I truly do believe that there is something to be learned from one's dreams. Theoretically. I know that I dream often, but rarely do I remember the details of those dreams beyond the actual transition from sleep to wake. Unless, of course, they are menopause dreams. These I remember in detail - pinpoint-sharp detail. I can't even begin to decipher what these dreams mean, other than the fact that my brain is slogging through some hormone-induced insanity. Read on and analyze:
Dream #1, September 13, 2007
I am in my house (which is not my house at all - the layout and furniture are completely different, but it is my house in the dream nonetheless) with a dear high school friend and my two daughters. The day is dawning and I somehow sense that my girls may be coming down with some virus they've picked up at school. My friend, we'll call her Molly, meanders downstairs to make some coffee and I follow slowly, hearing the girls chattering away in the kitchen and knowing that I need to get them ready for school.
As I enter the kitchen I see the door to the pantry wide open and the girls each with a bag of animal cookies (the pink and white frosted ones with candy sprinkles) in their hands, munching away. Worried that Molly will think I'm some sort of lunatic for letting my children eat cookies for breakfast, I snatch the bags away, roll the tops down tightly so they won't get stale, and tuck them in the back of the pantry. All of a sudden I have an urgent need to find the thermometer. E. has a temperature of 102, I'm sure of it, and I have to confirm it. Unphased by the removal of their sugary breakfast, the girls bound off to play. As I get upstairs to my room, the need for a thermometer transforms into a need for a robe. Something modest. What am I thinking walking around in my jammies?
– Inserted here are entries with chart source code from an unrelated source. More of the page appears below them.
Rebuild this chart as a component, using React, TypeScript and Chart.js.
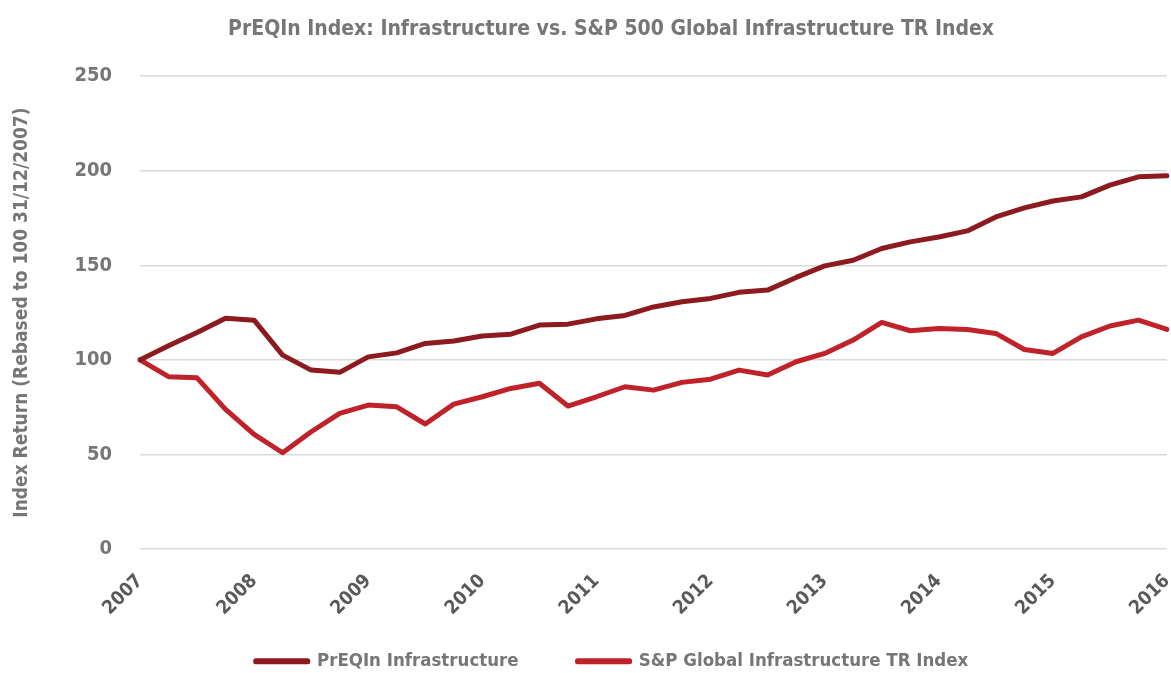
import React, { useEffect, useRef } from "react";
import { Chart, registerables } from "chart.js";

Chart.register(...registerables);

const quarterCategories = [
  "2007", "2007 Q2", "2007 Q3", "2007 Q4",
  "2008", "2008 Q2", "2008 Q3", "2008 Q4",
  "2009", "2009 Q2", "2009 Q3", "2009 Q4",
  "2010", "2010 Q2", "2010 Q3", "2010 Q4",
  "2011", "2011 Q2", "2011 Q3", "2011 Q4",
  "2012", "2012 Q2", "2012 Q3", "2012 Q4",
  "2013", "2013 Q2", "2013 Q3", "2013 Q4",
  "2014", "2014 Q2", "2014 Q3", "2014 Q4",
  "2015", "2015 Q2", "2015 Q3", "2015 Q4",
  "2016",
];

const yearLabels = ["2007", "2008", "2009", "2010", "2011", "2012", "2013", "2014", "2015", "2016"];

const preqinInfrastructure = [
  100, 107.5, 114.5, 122, 121, 102.5, 94.6, 93.4,
  101.6, 103.7, 108.7, 110, 112.6, 113.6, 118.4, 118.9,
  121.7, 123.5, 128, 130.7, 132.5, 135.7, 136.9, 143.6,
  149.7, 152.7, 158.9, 162.4, 165, 168.2, 175.6, 180.4,
  184, 186.2, 192.4, 196.8, 197.3,
];

const spGlobalInfrastructure = [
  100, 91.1, 90.5, 73.8, 60.6, 50.9, 62, 71.7,
  76.1, 75.2, 66.1, 76.6, 80.5, 84.9, 87.6, 75.6,
  80.5, 85.8, 84, 88.1, 89.8, 94.6, 92, 99,
  103.4, 110.5, 119.8, 115.4, 116.6, 116.1, 114, 105.5,
  103.4, 112.2, 117.9, 121, 116.1,
];

const yTicks = [0, 50, 100, 150, 200, 250];

const seriesNames = ["PrEQIn Infrastructure", "S&P Global Infrastructure TR Index"];
const chartTitle = "PrEQIn Index: Infrastructure vs. S&P 500 Global Infrastructure TR Index";
const yAxisTitle = "Index Return (Rebased to 100 31/12/2007)";

const FONT = "'Liberation Sans Narrow', 'DejaVu Sans Condensed', 'Roboto Condensed', sans-serif";
const DARK = "#8c1a1f";
const RED = "#c0222a";
const GRAY = "#767676";

const X_AXIS_HEIGHT = 75;
const Y_AXIS_WIDTH = 129;
const LEGEND_LIFT = 31;

export default function App() {
  const canvasRef = useRef<HTMLCanvasElement | null>(null);

  useEffect(() => {
    if (!canvasRef.current) return;
    const shiftPlugin = {
      id: "shiftBlocks",
      afterLayout(chart: any) {
        if (chart.titleBlock) {
          chart.titleBlock.left += 44;
        }
        if (chart.legend) {
          chart.legend.left += 46;
          chart.legend.top -= LEGEND_LIFT;
          chart.legend.bottom -= LEGEND_LIFT;
        }
      },
    };
    const chart = new Chart(canvasRef.current, {
      type: "line",
      data: {
        labels: quarterCategories,
        datasets: [
          {
            label: seriesNames[0],
            data: preqinInfrastructure,
            borderColor: DARK,
            backgroundColor: DARK,
            borderWidth: 5,
            pointRadius: 0,
            tension: 0,
            borderCapStyle: "round",
            borderJoinStyle: "round",
          },
          {
            label: seriesNames[1],
            data: spGlobalInfrastructure,
            borderColor: RED,
            backgroundColor: RED,
            borderWidth: 5,
            pointRadius: 0,
            tension: 0,
            borderCapStyle: "round",
            borderJoinStyle: "round",
          },
        ],
      },
      options: {
        animation: false,
        responsive: true,
        maintainAspectRatio: false,
        layout: { padding: { left: 11, right: 4, top: 0, bottom: -38.5 } },
        plugins: {
          title: {
            display: true,
            text: chartTitle,
            color: GRAY,
            font: { family: FONT, size: 21, weight: "bold" },
            padding: { top: 17, bottom: 34 },
          },
          legend: {
            display: true,
            position: "bottom",
            labels: {
              color: GRAY,
              font: { family: FONT, size: 18.5, weight: "bold" },
              boxWidth: 52,
              boxHeight: 1,
              padding: 59,
            },
          },
          tooltip: { enabled: false },
        },
        scales: {
          x: {
            type: "category",
            offset: false,
            grid: { display: false },
            border: { display: false },
            afterFit: (scale: any) => {
              scale.height = X_AXIS_HEIGHT;
              scale.paddingLeft = 0;
              scale.paddingRight = 0;
            },
            ticks: {
              autoSkip: false,
              maxRotation: 45,
              minRotation: 45,
              color: "#595959",
              font: { family: FONT, size: 19, weight: "bold" },
              padding: 13,
              callback: function (this: any, value: any) {
                const lbl = quarterCategories[value as number];
                return yearLabels.includes(lbl) ? lbl : "";
              },
            },
          },
          y: {
            min: 0,
            max: 250,
            afterBuildTicks: (axis: any) => {
              axis.ticks = yTicks.map((v) => ({ value: v }));
            },
            afterFit: (scale: any) => {
              scale.width = Y_AXIS_WIDTH;
            },
            grid: { color: "#d9d9d9", lineWidth: 1.5, drawTicks: false },
            border: { display: false },
            ticks: {
              color: GRAY,
              font: { family: FONT, size: 20, weight: "bold" },
              padding: 28,
            },
            title: {
              display: true,
              text: yAxisTitle,
              color: GRAY,
              font: { family: FONT, size: 19, weight: "bold" },
              padding: { top: 0, bottom: 0 },
            },
          },
        },
      },
      plugins: [shiftPlugin],
    });
    return () => chart.destroy();
  }, []);

  return (
    <div style={{ position: "fixed", left: 0, top: 0, width: 1171, height: 673, background: "#fff" }}>
      <canvas ref={canvasRef} />
    </div>
  );
}
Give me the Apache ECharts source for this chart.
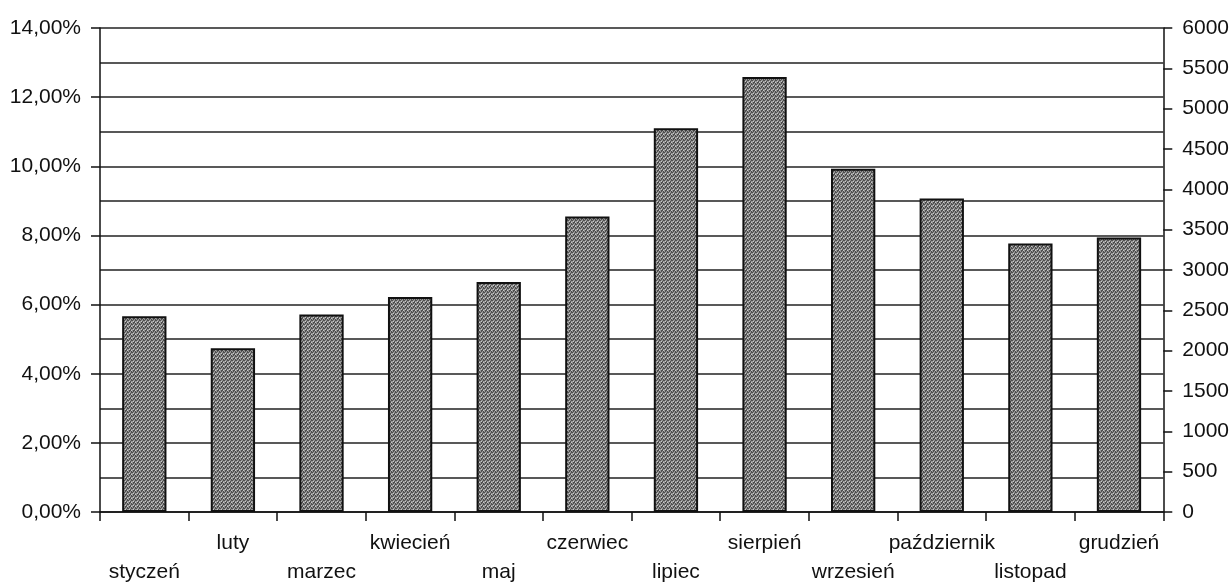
<!DOCTYPE html>
<html>
<head>
<meta charset="utf-8">
<script src="https://cdn.jsdelivr.net/npm/echarts@6/dist/echarts.min.js"></script>
<style>
  html, body { margin: 0; padding: 0; background: #fff; }
  #chart { width: 1232px; height: 587px; }
</style>
</head>
<body>
<div id="chart"></div>
<script>
// Monthly share (%) per month
const months = ['styczeń', 'luty', 'marzec', 'kwiecień', 'maj', 'czerwiec',
                'lipiec', 'sierpień', 'wrzesień', 'październik', 'listopad', 'grudzień'];
const shares = [5.66, 4.74, 5.71, 6.22, 6.65, 8.55, 11.1, 12.58, 9.93, 9.07, 7.77, 7.94];

// Axis ranges
const leftMax = 14, leftStep = 2;
const rightMax = 6000, rightStep = 500;

// Stippled gray fill for the bars
function stipple() {
  const c = document.createElement('canvas');
  c.width = 4; c.height = 4;
  const g = c.getContext('2d');
  g.fillStyle = '#959595';
  g.fillRect(0, 0, 4, 4);
  g.fillStyle = '#4e4e4e';
  [[0,0],[2,1],[1,2],[3,3],[3,0],[1,3],[2,2]].forEach(p => g.fillRect(p[0], p[1], 1, 1));
  g.fillStyle = '#c8c8c8';
  [[1,1],[3,2]].forEach(p => g.fillRect(p[0], p[1], 1, 1));
  return c;
}

const font = 'Liberation Sans, Arial, sans-serif';
const chart = echarts.init(document.getElementById('chart'), null, { renderer: 'canvas' });

chart.setOption({
  animation: false,
  backgroundColor: '#fff',
  grid: { left: 100, right: 68, top: 28, bottom: 74, containLabel: false },
  xAxis: {
    type: 'category',
    data: months,
    boundaryGap: true,
    axisLine: { lineStyle: { color: '#111', width: 1.5 } },
    axisTick: { show: true, alignWithLabel: false, length: 9, inside: false,
                lineStyle: { color: '#111', width: 1.5 } },
    axisLabel: {
      interval: 0,
      margin: 17,
      color: '#111',
      fontFamily: font,
      fontSize: 21,
      lineHeight: 29,
      verticalAlign: 'top',
      formatter: (v, i) => (i % 2 === 0 ? '\n' + v : v)
    },
    splitLine: { show: false }
  },
  yAxis: [
    {
      type: 'value',
      position: 'left',
      min: 0, max: leftMax, interval: leftStep,
      axisLine: { show: true, lineStyle: { color: '#111', width: 1.5 } },
      axisTick: { show: true, length: 9, lineStyle: { color: '#111', width: 1.5 } },
      axisLabel: {
        margin: 19, color: '#111', fontFamily: font, fontSize: 21,
        formatter: v => v.toFixed(2).replace('.', ',') + '%'
      },
      splitLine: { show: true, lineStyle: { color: '#222', width: 1.5 } },
      minorTick: { show: false, splitNumber: 2 },
      minorSplitLine: { show: true, lineStyle: { color: '#222', width: 1.5 } }
    },
    {
      type: 'value',
      position: 'right',
      min: 0, max: rightMax, interval: rightStep,
      axisLine: { show: true, lineStyle: { color: '#111', width: 1.5 } },
      axisTick: { show: true, length: 9, lineStyle: { color: '#111', width: 1.5 } },
      axisLabel: { margin: 19, color: '#111', fontFamily: font, fontSize: 21,
                   formatter: v => String(v) },
      splitLine: { show: false }
    }
  ],
  series: [{
    type: 'bar',
    yAxisIndex: 0,
    data: shares,
    barWidth: '50%',
    itemStyle: {
      color: { image: stipple(), repeat: 'repeat' },
      borderColor: '#111',
      borderWidth: 2
    }
  }]
});
</script>
</body>
</html>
The girls come screaming up the stairs, L. doing a serious 'potty-dance' and E. informing me that the toilets downstairs are broken and her younger sister "really needs to go." They refuse to let me get my robe on until I come investigate. It turns out that the first toilet (all black, but not shiny - dull black and plasticky) has no water in it. It also seems to be up against the wall in the living room. Hmmm.
"Did you try to flush it and see if it fills back up with water before you came racing up to get me?" I ask, fully exasperated. I'm remembering that I still haven't found the thermometer.
"But, Mom, look!" E. points to the wall behind the toilet. A spider egg sac is exploding with hundreds of baby spiders who are rapidly making a web that fills the space between the wall and the back of the toilet. So much for using that one!
We pad off toward the kitchen, a slow, quiet parade of three. Molly is still there, fussing with the coffee maker, but not acting at all frustrated. It seems that the second broken toilet is in my kitchen. Double hmmm. This one has had the lid and seat completely ripped off of it. They are lying up against the wall. The seat is white with pastel confetti colors sprinkled over it and it seems to be missing most of the hardware I might need to re-attach it. As L. increases the frantic pace of her gyrations and chants, "I gotta go, I gotta go, I gotta go", E's teacher walks in.
"Are you ready for your spelling test this morning, kiddo?" she says to my eldest daughter who is crowding me -seriously crowding me and making it so I can't see what I'm doing.
"Oh! I need to find the thermometer! I think she has a fever of 102, so I'm not sure she's coming to school today," I stand up from my crouch and wipe my hands on my short pajamas.
The teacher's eyes widen as the full scene hits her. I'm in my pajamas, L. is dancing around in an attempt to contain her pee as long as she can, Molly is still trying to make coffee, and there is a toilet in my kitchen.
"O......Kay," she says slowly, turns on her heel and walks out quickly. Just the way you would if you were trying to escape from a rabid pit bull. Walk. Don't run.